Give the data below again exactly as written, without its pictures.

start

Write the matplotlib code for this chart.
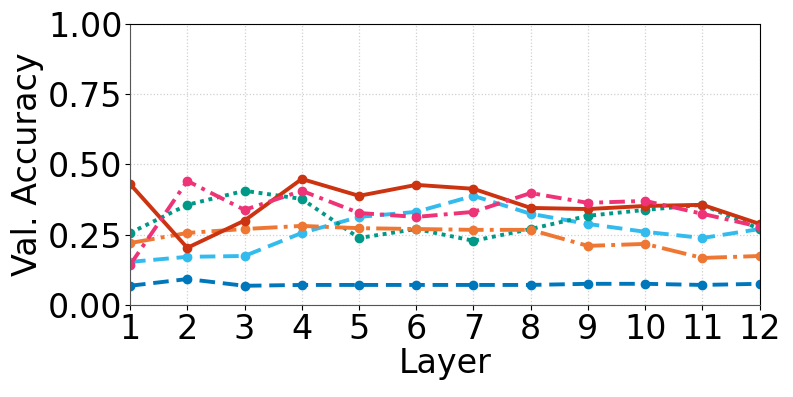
import matplotlib
matplotlib.use("Agg")
import matplotlib.pyplot as plt

layers = list(range(1, 13))

blue = [0.068, 0.092, 0.068, 0.071, 0.071, 0.071, 0.071, 0.071, 0.075, 0.075, 0.071, 0.075]
cyan = [0.153, 0.171, 0.174, 0.256, 0.313, 0.331, 0.388, 0.324, 0.288, 0.260, 0.238, 0.270]
teal = [0.256, 0.356, 0.406, 0.377, 0.238, 0.270, 0.228, 0.270, 0.317, 0.338, 0.356, 0.270]
orange = [0.220, 0.256, 0.270, 0.281, 0.273, 0.270, 0.267, 0.267, 0.210, 0.217, 0.167, 0.174]
red = [0.430, 0.203, 0.300, 0.448, 0.388, 0.427, 0.413, 0.345, 0.341, 0.352, 0.356, 0.288]
magenta = [0.142, 0.441, 0.338, 0.406, 0.327, 0.313, 0.331, 0.398, 0.363, 0.370, 0.324, 0.278]

series = [
    (blue, "#0077BB", (0, (4, 2))),
    (cyan, "#33BBEE", (0, (4, 2))),
    (teal, "#009988", (0, (1, 1.2))),
    (orange, "#EE7733", "-."),
    (red, "#CC3311", "-"),
    (magenta, "#EE3377", (0, (4, 1.6, 1, 1.6))),
]

fig = plt.figure(figsize=(7.93, 3.97), dpi=100)
ax = fig.add_axes([0.164, 0.232, 0.794, 0.708])

for vals, col, ls in series:
    ax.plot(layers, vals, color=col, ls=ls, lw=2.8, marker="o", ms=6)

ax.set_xlim(1, 12)
ax.set_ylim(0, 1)
ax.set_xticks(layers)
ax.set_yticks([0, 0.25, 0.5, 0.75, 1.0])
ax.set_yticklabels(["0.00", "0.25", "0.50", "0.75", "1.00"])
ax.tick_params(labelsize=24, pad=2)
ax.grid(True, ls=":", color="#d0d0d0", lw=0.9)
ax.set_axisbelow(True)
ax.set_xlabel("Layer", fontsize=24, labelpad=1)
ax.set_ylabel("Val. Accuracy", fontsize=24, labelpad=3)
for s in ["left", "bottom"]:
    ax.spines[s].set_color("#555555")

fig.savefig("out.png", dpi=100)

end

[Answer to this task]:
Write the matplotlib code for this chart.
import matplotlib
matplotlib.use("Agg")
import matplotlib.pyplot as plt

layers = list(range(1, 13))

blue = [0.068, 0.092, 0.068, 0.071, 0.071, 0.071, 0.071, 0.071, 0.075, 0.075, 0.071, 0.075]
cyan = [0.153, 0.171, 0.174, 0.256, 0.313, 0.331, 0.388, 0.324, 0.288, 0.260, 0.238, 0.270]
teal = [0.256, 0.356, 0.406, 0.377, 0.238, 0.270, 0.228, 0.270, 0.317, 0.338, 0.356, 0.270]
orange = [0.220, 0.256, 0.270, 0.281, 0.273, 0.270, 0.267, 0.267, 0.210, 0.217, 0.167, 0.174]
red = [0.430, 0.203, 0.300, 0.448, 0.388, 0.427, 0.413, 0.345, 0.341, 0.352, 0.356, 0.288]
magenta = [0.142, 0.441, 0.338, 0.406, 0.327, 0.313, 0.331, 0.398, 0.363, 0.370, 0.324, 0.278]

series = [
    (blue, "#0077BB", (0, (4, 2))),
    (cyan, "#33BBEE", (0, (4, 2))),
    (teal, "#009988", (0, (1, 1.2))),
    (orange, "#EE7733", "-."),
    (red, "#CC3311", "-"),
    (magenta, "#EE3377", (0, (4, 1.6, 1, 1.6))),
]

fig = plt.figure(figsize=(7.93, 3.97), dpi=100)
ax = fig.add_axes([0.164, 0.232, 0.794, 0.708])

for vals, col, ls in series:
    ax.plot(layers, vals, color=col, ls=ls, lw=2.8, marker="o", ms=6)

ax.set_xlim(1, 12)
ax.set_ylim(0, 1)
ax.set_xticks(layers)
ax.set_yticks([0, 0.25, 0.5, 0.75, 1.0])
ax.set_yticklabels(["0.00", "0.25", "0.50", "0.75", "1.00"])
ax.tick_params(labelsize=24, pad=2)
ax.grid(True, ls=":", color="#d0d0d0", lw=0.9)
ax.set_axisbelow(True)
ax.set_xlabel("Layer", fontsize=24, labelpad=1)
ax.set_ylabel("Val. Accuracy", fontsize=24, labelpad=3)
for s in ["left", "bottom"]:
    ax.spines[s].set_color("#555555")

fig.savefig("out.png", dpi=100)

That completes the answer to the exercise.